Modern Linux systems are more complex than that. E.g. if I plug in a USB drive and one of its partitions has permissions

    brw-rw---- 1 root disk 8, 2 Mar 14 11:51 /dev/sda2
I can still mount it even though I am not root or in the disk group. Why? Because many Linux desktops/apps can use polkit to get elevated access if a set of policy rules allow them to do so. E.g. there is typically a policy for udisks that allows clients in active sessions to mount filesystems.

Similarly, I can use fwupd to update the firmware of my machine without ever becoming root, but as a user I certainly don't have the device permissions to do it. So how? The system has a policy rule that says that every active, local user that is in the wheel group can run an update. The fwupd daemon that runs as root will then execute the update for the user.


What group does the browser run in. Surely it's the same group as the user, and has the same wheel privileges, no?


Being in the wheel group is not enough to write to the relevant device nodes. At any rate, my point was that device permissions and UID/GIDs alone do not determine whether a user or application can write to the device. Higher privileges can be mediated through polkit.

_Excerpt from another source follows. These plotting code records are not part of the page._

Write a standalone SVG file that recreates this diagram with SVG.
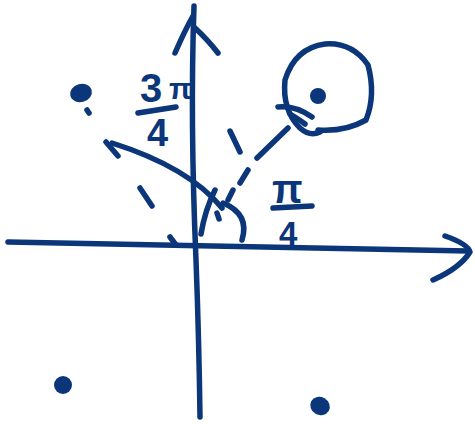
<svg xmlns="http://www.w3.org/2000/svg" width="475" height="424" viewBox="0 0 475 424">
<style>
.s{fill:none;stroke:#0b367a;stroke-width:5.5;stroke-linecap:round;stroke-linejoin:round}
.d{fill:#0b367a}
.t{font-family:"Liberation Sans",Arial,sans-serif;font-weight:bold;fill:#0b367a}
</style>
<rect width="475" height="424" fill="#fff"/>
<g id="axes">
<path class="s" d="M8 242 Q200 245 468 251"/>
<path class="s" d="M445 236 Q468 244 470 252 Q460 268 433 280"/>
<path class="s" d="M194 6 Q190 120 196 260 Q199 340 200 417"/>
<path class="s" d="M175 53 Q185 30 193 16 M194 27 Q208 40 218 53"/>
</g>
<g id="points">
<ellipse class="d" cx="81" cy="93" rx="11" ry="9" transform="rotate(-15 81 93)"/>
<path class="s" d="M87 110 L89 113"/>
<ellipse class="d" cx="63" cy="385" rx="9" ry="9"/>
<ellipse class="d" cx="320" cy="406" rx="10" ry="9" transform="rotate(30 320 406)"/>
<ellipse class="d" cx="318" cy="96" rx="8" ry="8"/>
</g>
<g id="circle">
<path class="s" d="M318 130 Q345 132 366 120 Q376 95 368 65 Q352 42 325 44 Q295 48 285 80 Q282 110 300 128 Q310 137 320 132"/>
<path class="s" d="M278 107 Q295 105 312 117 M290 114 Q300 120 305 124"/>
</g>
<g id="connectors">
<path class="s" d="M106 142 L118 156 M140 188 L152 206 M170 237 L176 245"/>
<path class="s" d="M288 128 L257 158 M248 170 L240 183 M233 190 L228 200"/>
<path class="s" d="M230 131 L240 152"/>
<path class="s" d="M112 143 C150 155 195 175 222 208"/>
<path class="s" d="M215 190 Q205 210 201 234"/>
<path class="s" d="M223 203 Q250 214 242 240"/>
<path class="s" d="M217 213 L219 219"/>
</g>
<g id="label-3pi4">
<text class="t" x="140" y="102" font-size="40">3</text>
<text class="t" x="169" y="99" font-size="30">π</text>
<path class="s" d="M138 113 L176 107"/>
<text class="t" x="147" y="146" font-size="38">4</text>
</g>
<g id="label-pi4">
<text class="t" x="272" y="203" font-size="40">π</text>
<path class="s" d="M273 208 L312 206"/>
<text class="t" x="279" y="245" font-size="33">4</text>
</g>
</svg>
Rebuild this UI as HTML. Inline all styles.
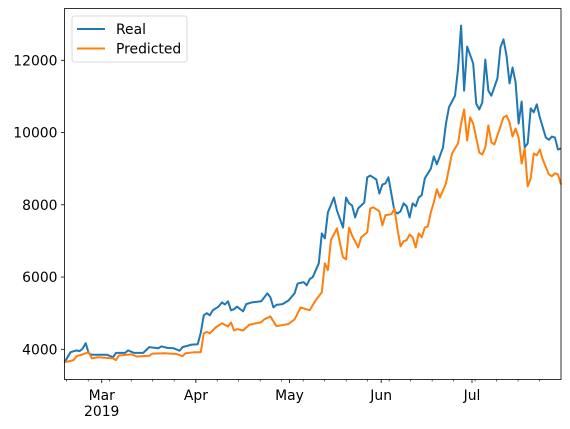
<!DOCTYPE html>
<html><head><meta charset="utf-8"><style>
html,body{margin:0;padding:0;background:#fff;}
svg{display:block;font-family:"DejaVu Sans","Liberation Sans",sans-serif;}
</style></head><body>
<svg id="chart" width="570" height="429" viewBox="0 0 570 429">
<rect width="570" height="429" fill="#fff"/>
<g id="plot"></g>
</svg>
<script>
const realDays=[0,2,4,5,6,7,8,9,14,16,17,20,21,23,26,28,31,32,34,36,38,39,42,44,45,46,47,48,49,51,52,53,54,55,56,57,59,60,62,65,67,68,69,70,72,74,76,77,79,80,81,82,84,85,86,87,89,90,92,93,94,95,96,97,99,100,101,103,104,105,106,107,109,110,111,112,113,114,115,116,117,118,119,121,122,123,125,126,127,129,130,131,132,133,135,136,137,138,139,140,141,143,144,145,146,147,148,149,150,151,152,153,154,155,156,157,159,160,161,162,163,164];
const realVals=[3640,3920,3970,3950,4020,4170,3890,3850,3850,3780,3900,3900,3970,3900,3900,4060,4030,4080,4040,4030,3960,4060,4130,4140,4450,4940,5000,4940,5080,5190,5300,5240,5330,5080,5110,5180,5050,5250,5300,5330,5550,5440,5160,5230,5250,5350,5550,5820,5860,5770,5940,6000,6380,7210,7070,7790,8200,7840,7370,8200,8040,7980,7650,7900,8060,8760,8810,8700,8310,8560,8590,8760,7820,7760,7820,8040,7960,7650,8040,7960,8200,8270,8730,9000,9340,9120,9580,10250,10700,11020,11770,12960,11160,12380,11910,10800,10640,10830,12020,11160,11020,11500,12360,12580,12130,11360,11800,11390,10250,10860,9590,9700,10670,10560,10780,10420,9860,9800,9890,9860,9530,9560];
const predDays=[0,3,4,6,8,9,11,16,17,18,22,24,28,29,33,37,39,40,43,45,46,47,48,50,52,54,55,56,57,59,61,65,66,68,70,74,76,78,81,83,85,86,87,88,90,91,92,93,94,95,97,98,100,101,102,104,105,106,108,109,110,111,112,113,114,115,116,117,118,119,120,121,122,123,124,126,128,130,131,132,133,134,135,137,138,139,140,141,142,143,145,146,147,148,149,150,151,152,153,154,155,156,157,158,160,161,162,163,164];
const predVals=[3640,3700,3810,3860,3920,3750,3780,3750,3700,3830,3860,3800,3820,3880,3890,3870,3810,3890,3920,3920,4440,4480,4440,4610,4720,4630,4740,4520,4560,4520,4680,4750,4830,4910,4640,4700,4830,5160,5080,5360,5580,6380,6190,7020,7350,6930,6550,6490,7370,7150,6820,7100,7240,7900,7930,7820,7430,7710,7740,7900,7320,6850,6990,7020,7180,7100,6820,7210,7100,7370,7400,7790,8070,8430,8200,8590,9420,9700,10250,10640,9780,10420,10250,9450,9390,9590,10200,9730,9670,9920,10420,10470,10280,9890,10110,9860,9140,9560,8510,8730,9420,9370,9530,9250,8840,8790,8870,8840,8560];
const yTicks=[4000,6000,8000,10000,12000];
const monthLabels=["Mar","Apr","May","Jun","Jul"];
const monthDays=[12.3,43.4,74.3,104.6,134.6];

const L=64.5,R=561,T=8.5,B=379.5,D0=0,D1=164;
const x=d=>L+(d-D0)/(D1-D0)*(R-L);
const y=v=>349.3-(v-4000)*0.036125;
const NS="http://www.w3.org/2000/svg";
const g=document.getElementById('plot');
function mk(t,a,p){const e=document.createElementNS(NS,t);for(const k in a)e.setAttribute(k,a[k]);(p||g).appendChild(e);return e;}

yTicks.forEach(v=>{
  const t=mk('line',{x1:L-3.5,x2:L,y1:y(v),y2:y(v),stroke:'#000','stroke-width':0.8});
  
  
  const tx=mk('text',{x:L-7,y:y(v)+5,'text-anchor':'end','font-size':13.9});
  tx.textContent=v;
  
  
});
for(let m=0.73;m<=D1;m+=7.1){
  const t=mk('line',{x1:x(m),x2:x(m),y1:B,y2:B+2,stroke:'#000','stroke-width':0.6});
  
  
}
monthLabels.forEach((lab,i)=>{
  const px=x(monthDays[i]);
  const t=mk('line',{x1:px,x2:px,y1:B,y2:B+3.5,stroke:'#000','stroke-width':0.8});
  
  
  const tx=mk('text',{x:px,y:B+20.5,'text-anchor':'middle','font-size':13.9});
  tx.textContent=lab;
  
  
});
const yr=mk('text',{x:x(monthDays[0]),y:B+36.5,'text-anchor':'middle','font-size':13.9});
yr.textContent='2019';



function line(ds,vs,color,name){
  const p=mk('polyline',{points:ds.map((d,i)=>x(d).toFixed(2)+','+y(vs[i]).toFixed(2)).join(' '),fill:'none',stroke:color,'stroke-width':2,'stroke-linejoin':'round'});
  
  
}
line(realDays,realVals,'#1f77b4','real-series-line');
line(predDays,predVals,'#ff7f0e','predicted-series-line');

const fr=mk('rect',{x:L,y:T,width:R-L,height:B-T,fill:'none',stroke:'#000','stroke-width':0.8});



const lg=mk('g',{});


mk('rect',{x:72,y:16,width:115,height:46,rx:2.5,fill:'#fff','fill-opacity':0.8,stroke:'#d0d0d0','stroke-width':0.8},lg);
[['Real','#1f77b4',29],['Predicted','#ff7f0e',48.5]].forEach(([n,c,yy])=>{
  const e=mk('g',{},lg);
  
  
  mk('line',{x1:77,x2:105,y1:yy,y2:yy,stroke:c,'stroke-width':2},e);
  const t=mk('text',{x:116,y:yy+5,'font-size':13.9},e);
  t.textContent=n;
});
</script>
</body></html>
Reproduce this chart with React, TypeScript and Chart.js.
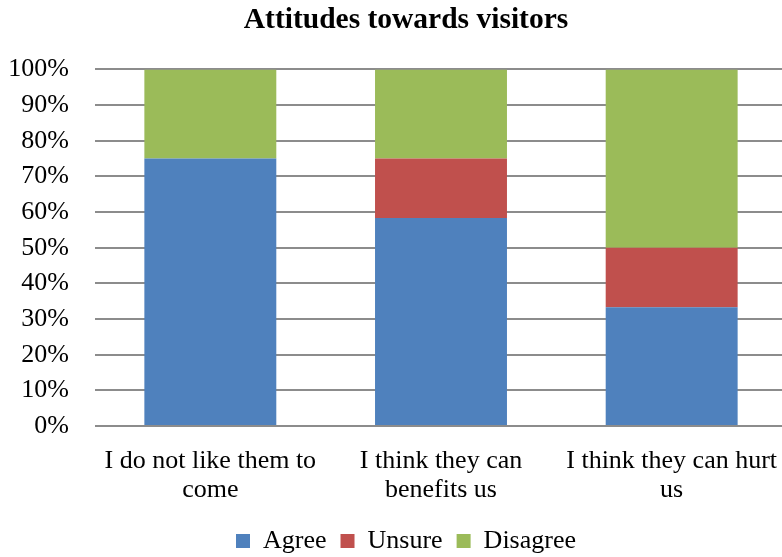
import React, { useEffect, useRef } from "react";
import { Chart, registerables } from "chart.js";

Chart.register(...registerables);

const categories: string[][] = [
  ["I do not like them to", "come"],
  ["I think they can", "benefits us"],
  ["I think they can hurt", "us"],
];
const agree = [75, 58.3, 33.3];
const unsure = [0, 16.7, 16.7];
const disagree = [25, 25, 50];
const yTicks = [0, 10, 20, 30, 40, 50, 60, 70, 80, 90, 100];

const FONT = "'Liberation Serif', 'Times New Roman', serif";
const BAR = 0.572;

export default function App() {
  const ref = useRef<HTMLCanvasElement | null>(null);
  useEffect(() => {
    if (!ref.current) return;
    const chart = new Chart(ref.current, {
      type: "bar",
      data: {
        labels: categories,
        datasets: [
          { label: "Agree", data: agree, backgroundColor: "#4F81BD", borderWidth: 0, categoryPercentage: 1, barPercentage: BAR },
          { label: "Unsure", data: unsure, backgroundColor: "#C0504D", borderWidth: 0, categoryPercentage: 1, barPercentage: BAR },
          { label: "Disagree", data: disagree, backgroundColor: "#9BBB59", borderWidth: 0, categoryPercentage: 1, barPercentage: BAR },
        ],
      },
      options: {
        animation: false,
        responsive: false,
        layout: { padding: { left: 0, right: 0, top: 3, bottom: 0 } },
        plugins: {
          title: {
            display: true,
            text: "Attitudes towards visitors",
            color: "#000",
            font: { family: FONT, size: 29.5, weight: "bold", lineHeight: 1.2 },
            padding: { top: 0, bottom: 31 },
          },
          legend: {
            position: "bottom",
            labels: {
              color: "#000",
              font: { family: FONT, size: 26 },
              boxWidth: 14,
              boxHeight: 14,
              padding: 14,
            },
          },
          tooltip: { enabled: false },
        },
        scales: {
          x: {
            stacked: true,
            afterFit: (s: any) => { s.height = 88; },
            grid: { display: false, drawTicks: false },
            border: { display: false },
            ticks: { color: "#000", font: { family: FONT, size: 26, lineHeight: 1.13 }, maxRotation: 0, autoSkip: false, padding: 20 },
          },
          y: {
            stacked: true,
            min: 0,
            max: 100,
            afterFit: (s: any) => { s.width = 95; },
            afterBuildTicks: (s: any) => { s.ticks = yTicks.map((v) => ({ value: v })); },
            grid: { color: "#8C8C8C", lineWidth: 2, drawTicks: false },
            border: { display: false },
            ticks: {
              color: "#000",
              font: { family: FONT, size: 26 },
              padding: 26,
              callback: (v: any) => v + "%",
            },
          },
          yRight: {
            type: "linear",
            position: "right",
            display: true,
            min: 0,
            max: 100,
            afterFit: (s: any) => { s.width = 25; },
            grid: { display: false, drawOnChartArea: false, drawTicks: false },
            border: { display: false },
            ticks: { display: false },
          },
        },
      },
    });
    return () => chart.destroy();
  }, []);
  return (
    <div style={{ position: "absolute", left: 0, top: 0, width: 782, height: 557, overflow: "hidden", background: "#fff" }}>
      <canvas ref={ref} width={812} height={564} style={{ display: "block" }} />
    </div>
  );
}
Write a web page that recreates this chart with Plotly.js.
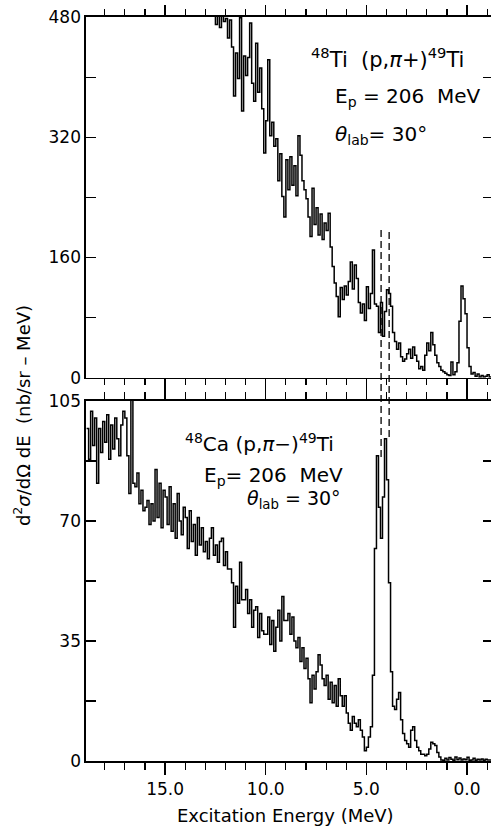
<!DOCTYPE html>
<html>
<head>
<meta charset="utf-8">
<script src="https://cdn.plot.ly/plotly-3.0.1.min.js"></script>
<style>
html,body{margin:0;padding:0;background:#fff;overflow:hidden;width:491px;height:828px;}
#chart{width:493px;height:828px;}
</style>
</head>
<body>
<div id="chart"></div>
<script>
// Excitation energy binning (MeV): first bin starts at 18.9, bins 0.1 MeV wide, descending
const E_START = 18.9;
const BIN = 0.1;

// 48Ti(p,pi+)49Ti cross sections (nb/sr-MeV), top panel
const tiValues = [
  620, 640, 610, 650, 630, 600, 645, 620, 635,
  610, 630, 600, 625, 590, 615, 605, 580, 600, 590,
  585, 600, 570, 590, 565, 580, 560, 575, 555, 570,
  560, 545, 565, 540, 555, 535, 550, 530, 545, 525,
  540, 520, 535, 515, 530, 510, 525, 505, 520, 500,
  515, 498, 510, 495, 505, 490, 500, 488, 497, 485,
  495, 488, 492, 486, 490, 470, 482, 466, 481, 474,
  478, 452, 476, 440, 375, 432, 398, 479, 355, 428,
  402, 426, 472, 392, 368, 445, 380, 412, 358, 299,
  342, 423, 322, 340, 308, 318, 262, 298, 241, 214,
  290, 250, 294, 256, 282, 242, 322, 296, 262, 250,
  238, 214, 188, 252, 204, 226, 190, 218, 184, 206,
  196, 219, 174, 148, 126, 108, 81, 120, 104, 122,
  110, 128, 154, 118, 150, 132, 100, 86, 98,
  76, 121, 92, 112, 170, 98, 95, 60, 100, 55,
  88, 117, 112, 95, 60, 48, 38, 46, 28, 22,
  25, 32, 38, 26, 41, 30, 22, 12, 15, 10,
  30, 46, 36, 60, 44, 30, 20, 15, 10, 8,
  6, 4, 3, 21, 4, 8, 20, 75, 122, 105,
  85, 40, 15, 5, 7, 2, 5, 1, 3, 1,
  2, 4, 1, 2
];

// 48Ca(p,pi-)49Ti cross sections (nb/sr-MeV), bottom panel
const caValues = [
  97, 88, 102, 92, 100, 81, 97, 90, 99,
  93, 101, 88, 98, 91, 100, 94, 89, 98, 102,
  100, 89, 78, 120, 81, 80, 84, 75, 79, 73,
  74, 76, 69, 75, 70, 85, 71, 81, 68, 79,
  77, 69, 80, 67, 75, 65, 78, 70, 66, 74,
  71, 62, 73, 64, 69, 60, 71, 63, 68, 61,
  64, 59, 65, 68, 60, 63, 58, 64, 65, 57,
  61, 56, 56, 52, 39, 51, 46, 58, 47, 47,
  50, 43, 47, 39, 44, 45, 36, 43, 38, 37,
  37, 42, 34, 41, 32, 39, 44, 35, 48, 41,
  41, 43, 37, 42, 35, 33, 36, 29, 33, 27,
  30, 24, 17, 25, 21, 26, 31, 28, 24, 22,
  25, 18, 23, 17, 22, 16, 24, 19, 16, 19,
  14, 11, 9, 13, 11, 10, 12, 9, 7,
  3, 4, 7, 10, 25, 62, 89, 74, 65, 77,
  94, 82, 52, 26, 16, 15, 18, 20, 12, 8,
  6, 5, 4, 9, 10, 6, 4, 3, 2, 2,
  1.5, 2, 3.5, 5.5, 5, 4.5, 2.5, 1.2, 0.3, 0.2,
  0.8, 0.3, 1.0, 0.5, 0.2, 1.2, 0.4, 0.9, 0.3, 0.6,
  0.4, 1.1, 0.2, 0.3, 0.8, 0.2, 0.5, 0.3, 0.6, 0.2,
  0.5, 0.3, 0.3, 0.4
];

// Energies of the two dashed marker lines (MeV)
const markerE = [4.27, 3.87];

// Axis ranges
const xRange = [18.93, -1.29];
const tiRange = [0, 480];
const caRange = [0, 105];

const FONT = 'DejaVu Sans, Liberation Sans, sans-serif';
const BLACK = '#000';

function hist(y, xa, ya) {
  return {x0: E_START, dx: -BIN, y: y, xaxis: xa, yaxis: ya, type: 'scatter', mode: 'lines',
    line: {shape: 'hv', color: BLACK, width: 1.5}, hoverinfo: 'skip', showlegend: false};
}

const traces = [
  hist(tiValues, 'x2', 'y2'),
  hist(caValues, 'x', 'y')
];

function xAx(extra) {
  return Object.assign({
    range: xRange.slice(), autorange: false, tick0: 0, dtick: 5, showgrid: false, zeroline: false,
    showline: true, mirror: 'ticks', linecolor: BLACK, linewidth: 1.6, tickcolor: BLACK, tickwidth: 1.4,
    tickfont: {family: FONT, size: 17, color: BLACK}, tickformat: '.1f'
  }, extra);
}
function yAx(extra) {
  return Object.assign({
    autorange: false, showgrid: false, zeroline: false, showline: true, mirror: 'ticks', linecolor: BLACK,
    linewidth: 1.6, tickcolor: BLACK, tickwidth: 1.4, ticks: 'inside', ticklen: 10,
    tickfont: {family: FONT, size: 17, color: BLACK}
  }, extra);
}

const topDom = [0.5152, 1];
const botDom = [0, 0.4839];

const layout = {
  width: 493, height: 828,
  margin: {l: 86, r: 0, t: 17, b: 67},
  paper_bgcolor: '#fff', plot_bgcolor: '#fff',
  showlegend: false,
  xaxis: xAx({anchor: 'y', ticks: 'outside', ticklen: 12,
    minor: {dtick: 1, tick0: 0, ticks: 'outside', ticklen: 7, tickwidth: 1.2, tickcolor: BLACK}}),
  xaxis2: xAx({anchor: 'y2', ticks: 'outside', ticklen: 10, showticklabels: false,
    minor: {dtick: 1, tick0: 0, ticks: 'outside', ticklen: 6, tickwidth: 1.2, tickcolor: BLACK}}),
  yaxis: yAx({domain: botDom, range: caRange.slice(), tick0: 0, dtick: 35, anchor: 'x',
    minor: {dtick: 17.5, ticks: 'inside', ticklen: 10, tickwidth: 1.2, tickcolor: BLACK}}),
  yaxis2: yAx({domain: topDom, range: tiRange.slice(), tick0: 0, dtick: 160, anchor: 'x2',
    minor: {dtick: 80, ticks: 'inside', ticklen: 10, tickwidth: 1.2, tickcolor: BLACK}}),
  shapes: [
    {type: 'line', xref: 'x', yref: 'paper', x0: markerE[0], x1: markerE[0], y0: 0.4086, y1: 0.715,
     line: {color: BLACK, width: 1.3, dash: '7px,4px'}},
    {type: 'line', xref: 'x', yref: 'paper', x0: markerE[1], x1: markerE[1], y0: 0.4355, y1: 0.715,
     line: {color: BLACK, width: 1.3, dash: '7px,4px'}}
  ],
  annotations: [
    {xref: 'paper', yref: 'paper', x: 0.549, y: 0.945, xanchor: 'left', yanchor: 'middle', showarrow: false,
     text: '<sup>48</sup>Ti\u00a0 (p,<i>π</i>+)<sup>49</sup>Ti', font: {family: FONT, size: 21, color: BLACK}},
    {xref: 'paper', yref: 'paper', x: 0.607, y: 0.893, xanchor: 'left', yanchor: 'middle', showarrow: false,
     text: 'E<sub>p</sub> = 206\u00a0\u00a0MeV', font: {family: FONT, size: 20, color: BLACK}},
    {xref: 'paper', yref: 'paper', x: 0.607, y: 0.842, xanchor: 'left', yanchor: 'middle', showarrow: false,
     text: '<i>θ</i><sub>lab</sub>= 30°', font: {family: FONT, size: 20, color: BLACK}},
    {xref: 'paper', yref: 'paper', x: 0.239, y: 0.428, xanchor: 'left', yanchor: 'middle', showarrow: false,
     text: '<sup>48</sup>Ca (p,<i>π</i>−)<sup>49</sup>Ti', font: {family: FONT, size: 20, color: BLACK}},
    {xref: 'paper', yref: 'paper', x: 0.284, y: 0.383, xanchor: 'left', yanchor: 'middle', showarrow: false,
     text: 'E<sub>p</sub>= 206\u00a0\u00a0MeV', font: {family: FONT, size: 20, color: BLACK}},
    {xref: 'paper', yref: 'paper', x: 0.391, y: 0.351, xanchor: 'left', yanchor: 'middle', showarrow: false,
     text: '<i>θ</i><sub>lab</sub> = 30°', font: {family: FONT, size: 19, color: BLACK}},
    {xref: 'paper', yref: 'paper', x: 0.489, y: -0.0726, xanchor: 'center', yanchor: 'middle', showarrow: false,
     text: 'Excitation Energy (MeV)', font: {family: FONT, size: 18, color: BLACK}},
    {xref: 'paper', yref: 'paper', x: -0.157, y: 0.4637, xanchor: 'center', yanchor: 'middle', showarrow: false,
     textangle: -90, text: 'd<sup>2</sup><i>σ</i>/dΩ dE\u00a0\u00a0(nb/sr – MeV)', font: {family: FONT, size: 18, color: BLACK}}
  ]
};

Plotly.newPlot('chart', traces, layout, {staticPlot: true, displayModeBar: false});
</script>
</body>
</html>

Missing the point entirely. You must still enable USB support from the site before it can see or interact with anything.


It has nothing to do with sites. You are missing the point. To access USB device with Linux, any software, including browser, should have permission to access certain files in /dev.


You visit a page. It asks for device access. You get a dialog box choosing the device that matches the filter the site wants. You can either choose a device or decline. Site does not see anything other than what you approve.

What is difficult about understanding that?


You're the one missing the forest for the trees. The security risk is not caused by websites, but by the fact that the browser can access your USB devices in the first place.

By giving the browser access to your USB devices, the browser could act as a keylogger even when you're using other applications.

Further, as there's no proper way to sandbox this, you wouldn't just be giving the browser keylogging capabilities, but any native app running under your user.


> The security risk is not caused by websites, but by the fact that the browser can access your USB devices in the first place.

Then you'd better uninstall your browser, because this is already the case right now.

The fact that Chrome makes use of that capability and Firefox does not constitute a privilege/security boundary.


On security focused distros, it obviously works in neither browser right now, because it's a fucking stupid idea.


You could have an elevated service that has separate configuration for which devices the user wants to grant access to, and it could even work as a proxy to disallow "bad" usage patterns. The interface to USB devices doesn't need to be directly with the kernel.

It's true though that it's difficult to ensure only a certain process has access to it, though the default value set to ptrace_scope by e.g. Ubuntu is a step towards helping that.. But in principle the service can know which executable is issuing the request.

All in all this seems quite a big effort for perhaps not that great benefit. In the meanwhile I'll be using Chromium for WebSerial and WebUSB needs.


Except the browser can't even see the device if it's even a vaguely secure operating system.